Problem to work on:
Give the listing below again in full, exactly as written.
— start —
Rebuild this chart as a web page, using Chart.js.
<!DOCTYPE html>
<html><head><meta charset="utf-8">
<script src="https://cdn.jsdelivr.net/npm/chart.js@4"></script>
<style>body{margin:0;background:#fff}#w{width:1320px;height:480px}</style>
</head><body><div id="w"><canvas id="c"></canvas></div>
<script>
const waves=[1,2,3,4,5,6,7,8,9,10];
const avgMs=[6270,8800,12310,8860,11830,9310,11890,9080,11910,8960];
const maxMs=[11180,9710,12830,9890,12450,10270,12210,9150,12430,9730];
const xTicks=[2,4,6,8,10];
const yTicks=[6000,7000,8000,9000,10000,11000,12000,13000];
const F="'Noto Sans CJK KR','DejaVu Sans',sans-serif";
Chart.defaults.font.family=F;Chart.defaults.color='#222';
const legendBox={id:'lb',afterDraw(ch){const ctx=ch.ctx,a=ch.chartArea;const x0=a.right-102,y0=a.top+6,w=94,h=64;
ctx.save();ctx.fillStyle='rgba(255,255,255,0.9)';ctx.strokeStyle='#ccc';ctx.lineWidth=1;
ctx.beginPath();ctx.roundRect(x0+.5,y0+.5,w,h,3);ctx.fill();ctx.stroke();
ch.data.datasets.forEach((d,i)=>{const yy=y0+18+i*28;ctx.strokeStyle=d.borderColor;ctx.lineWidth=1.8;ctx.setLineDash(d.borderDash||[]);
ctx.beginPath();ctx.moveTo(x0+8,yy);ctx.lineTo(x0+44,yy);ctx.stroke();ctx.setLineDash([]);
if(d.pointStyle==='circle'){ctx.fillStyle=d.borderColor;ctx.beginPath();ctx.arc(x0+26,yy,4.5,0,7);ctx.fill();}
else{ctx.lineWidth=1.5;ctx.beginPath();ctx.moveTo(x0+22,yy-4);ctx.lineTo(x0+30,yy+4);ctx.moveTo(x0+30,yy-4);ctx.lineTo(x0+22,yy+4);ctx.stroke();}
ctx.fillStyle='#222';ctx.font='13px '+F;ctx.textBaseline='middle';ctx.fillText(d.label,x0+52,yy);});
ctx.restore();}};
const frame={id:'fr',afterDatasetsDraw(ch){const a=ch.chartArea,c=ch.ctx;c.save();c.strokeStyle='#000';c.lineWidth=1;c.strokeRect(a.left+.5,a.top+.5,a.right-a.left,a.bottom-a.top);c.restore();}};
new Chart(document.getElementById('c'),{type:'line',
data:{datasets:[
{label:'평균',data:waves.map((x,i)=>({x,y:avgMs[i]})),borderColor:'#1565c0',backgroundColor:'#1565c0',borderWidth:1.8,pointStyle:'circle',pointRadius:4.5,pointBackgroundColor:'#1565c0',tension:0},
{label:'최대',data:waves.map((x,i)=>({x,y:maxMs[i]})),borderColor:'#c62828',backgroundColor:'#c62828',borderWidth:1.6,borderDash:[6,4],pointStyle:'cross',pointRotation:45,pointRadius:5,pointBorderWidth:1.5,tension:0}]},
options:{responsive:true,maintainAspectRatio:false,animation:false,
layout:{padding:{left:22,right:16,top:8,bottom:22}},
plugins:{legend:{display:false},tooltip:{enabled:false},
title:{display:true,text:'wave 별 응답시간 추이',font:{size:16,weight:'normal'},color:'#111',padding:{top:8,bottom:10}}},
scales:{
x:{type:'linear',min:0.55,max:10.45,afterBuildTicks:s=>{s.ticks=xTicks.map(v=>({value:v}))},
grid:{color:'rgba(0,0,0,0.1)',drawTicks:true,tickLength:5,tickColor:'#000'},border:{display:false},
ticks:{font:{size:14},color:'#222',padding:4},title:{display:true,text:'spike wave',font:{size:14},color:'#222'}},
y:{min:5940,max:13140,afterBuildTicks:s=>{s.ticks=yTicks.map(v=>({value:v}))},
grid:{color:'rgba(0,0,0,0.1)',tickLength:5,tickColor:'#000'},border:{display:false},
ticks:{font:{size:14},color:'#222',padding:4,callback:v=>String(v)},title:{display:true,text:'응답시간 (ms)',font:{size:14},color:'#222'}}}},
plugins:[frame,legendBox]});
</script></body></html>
— end —
Reply to the exercise:
Rebuild this chart as a web page, using Chart.js.
<!DOCTYPE html>
<html><head><meta charset="utf-8">
<script src="https://cdn.jsdelivr.net/npm/chart.js@4"></script>
<style>body{margin:0;background:#fff}#w{width:1320px;height:480px}</style>
</head><body><div id="w"><canvas id="c"></canvas></div>
<script>
const waves=[1,2,3,4,5,6,7,8,9,10];
const avgMs=[6270,8800,12310,8860,11830,9310,11890,9080,11910,8960];
const maxMs=[11180,9710,12830,9890,12450,10270,12210,9150,12430,9730];
const xTicks=[2,4,6,8,10];
const yTicks=[6000,7000,8000,9000,10000,11000,12000,13000];
const F="'Noto Sans CJK KR','DejaVu Sans',sans-serif";
Chart.defaults.font.family=F;Chart.defaults.color='#222';
const legendBox={id:'lb',afterDraw(ch){const ctx=ch.ctx,a=ch.chartArea;const x0=a.right-102,y0=a.top+6,w=94,h=64;
ctx.save();ctx.fillStyle='rgba(255,255,255,0.9)';ctx.strokeStyle='#ccc';ctx.lineWidth=1;
ctx.beginPath();ctx.roundRect(x0+.5,y0+.5,w,h,3);ctx.fill();ctx.stroke();
ch.data.datasets.forEach((d,i)=>{const yy=y0+18+i*28;ctx.strokeStyle=d.borderColor;ctx.lineWidth=1.8;ctx.setLineDash(d.borderDash||[]);
ctx.beginPath();ctx.moveTo(x0+8,yy);ctx.lineTo(x0+44,yy);ctx.stroke();ctx.setLineDash([]);
if(d.pointStyle==='circle'){ctx.fillStyle=d.borderColor;ctx.beginPath();ctx.arc(x0+26,yy,4.5,0,7);ctx.fill();}
else{ctx.lineWidth=1.5;ctx.beginPath();ctx.moveTo(x0+22,yy-4);ctx.lineTo(x0+30,yy+4);ctx.moveTo(x0+30,yy-4);ctx.lineTo(x0+22,yy+4);ctx.stroke();}
ctx.fillStyle='#222';ctx.font='13px '+F;ctx.textBaseline='middle';ctx.fillText(d.label,x0+52,yy);});
ctx.restore();}};
const frame={id:'fr',afterDatasetsDraw(ch){const a=ch.chartArea,c=ch.ctx;c.save();c.strokeStyle='#000';c.lineWidth=1;c.strokeRect(a.left+.5,a.top+.5,a.right-a.left,a.bottom-a.top);c.restore();}};
new Chart(document.getElementById('c'),{type:'line',
data:{datasets:[
{label:'평균',data:waves.map((x,i)=>({x,y:avgMs[i]})),borderColor:'#1565c0',backgroundColor:'#1565c0',borderWidth:1.8,pointStyle:'circle',pointRadius:4.5,pointBackgroundColor:'#1565c0',tension:0},
{label:'최대',data:waves.map((x,i)=>({x,y:maxMs[i]})),borderColor:'#c62828',backgroundColor:'#c62828',borderWidth:1.6,borderDash:[6,4],pointStyle:'cross',pointRotation:45,pointRadius:5,pointBorderWidth:1.5,tension:0}]},
options:{responsive:true,maintainAspectRatio:false,animation:false,
layout:{padding:{left:22,right:16,top:8,bottom:22}},
plugins:{legend:{display:false},tooltip:{enabled:false},
title:{display:true,text:'wave 별 응답시간 추이',font:{size:16,weight:'normal'},color:'#111',padding:{top:8,bottom:10}}},
scales:{
x:{type:'linear',min:0.55,max:10.45,afterBuildTicks:s=>{s.ticks=xTicks.map(v=>({value:v}))},
grid:{color:'rgba(0,0,0,0.1)',drawTicks:true,tickLength:5,tickColor:'#000'},border:{display:false},
ticks:{font:{size:14},color:'#222',padding:4},title:{display:true,text:'spike wave',font:{size:14},color:'#222'}},
y:{min:5940,max:13140,afterBuildTicks:s=>{s.ticks=yTicks.map(v=>({value:v}))},
grid:{color:'rgba(0,0,0,0.1)',tickLength:5,tickColor:'#000'},border:{display:false},
ticks:{font:{size:14},color:'#222',padding:4,callback:v=>String(v)},title:{display:true,text:'응답시간 (ms)',font:{size:14},color:'#222'}}}},
plugins:[frame,legendBox]});
</script></body></html>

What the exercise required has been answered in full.